Novak’s political assignment with conservatives was Catholic public opinion. So he worked hard to undercut the U.S. bishops as they wrote pastoral messages on nuclear arms and the economy in the 1980s. He thinks Reagan’s economic and cold war successes vindicated his positions. Indeed, cold war triumphalism informs Michael Novak’s entire success story. Like other neoconservatives, Novak worried that opposition to the Vietnam War might weaken American cold war resolve, so he welcomed President Reagan’s energetic support of increased spending on arms and initiation of anti-missile defense. Like Reagan, Novak had no problem arguing that the same government that could do little good at home should be armed to the teeth when it pursues national interests abroad. Nuclear deterrence may have worried popes and bishops, but for Novak it was “the most successful military weapons system ever.”

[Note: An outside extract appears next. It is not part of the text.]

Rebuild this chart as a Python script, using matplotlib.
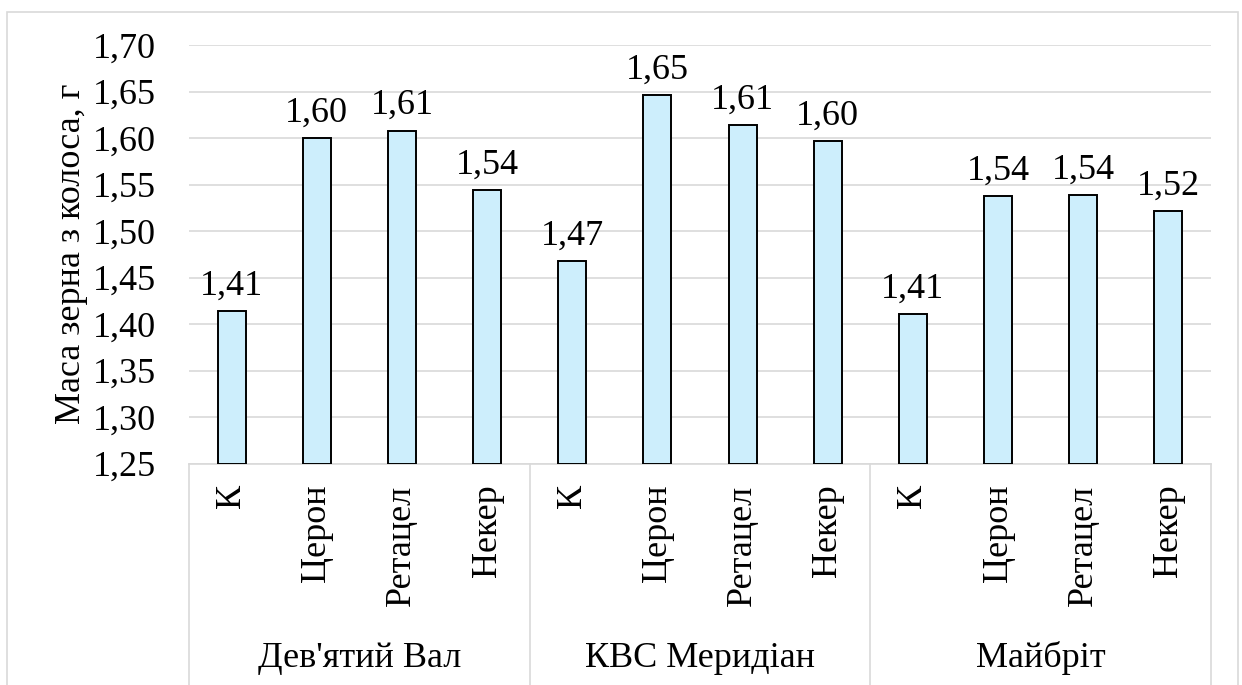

Many neoconservatives worried about excessive caution after Vietnam, but Novak and his friends welcomed, without a touch of anxiety, America’s emergence as the world’s one great superpower. And nothing that has happened since has dampened their enthusiasm for the war-making road to peace. He honestly describes his “great struggle of conscience,” when he felt compelled to disagree with Pope John Paul II on the Iraq War, which Novak supported and still defends.

There are many points on which Novak might have helped Americans and American Catholics better negotiate the shifts to the right in American life. He was correct to insist with the liberation theologians he so unfairly criticized that economics, politics and culture constitute a fabric that must be rewoven, whether the purpose is to liberate the poor or encourage the rich. But somewhere along the way Novak lost his early passion for grass roots democracy. Instead, his journey led him to increasing accommodation to prevailing powers, providing for his new friends what he admits were “rhetorical strategies” for shaping culture in politically useful ways. He tells us he wanted to provide “realistic resistance to utopianism,” but he may have helped discredit important democratic ideals. And he wanted “to unmask the pretensions of elites,” which he did, but on behalf of other elites, this time political elites enamored with national greatness amid multiple signs of decline. Dependence on powerful patrons is a very long way from the realism of Catholic ethics. It almost always tricks smart people into thinking they, not just their patrons, are making history, and it has nothing to do with anything authentically democratic.

Success stories are always self-help manuals: go and do likewise. From Novak one might learn one way to be a public intellectual, but the reader’s own journey might seek a worthier American dream.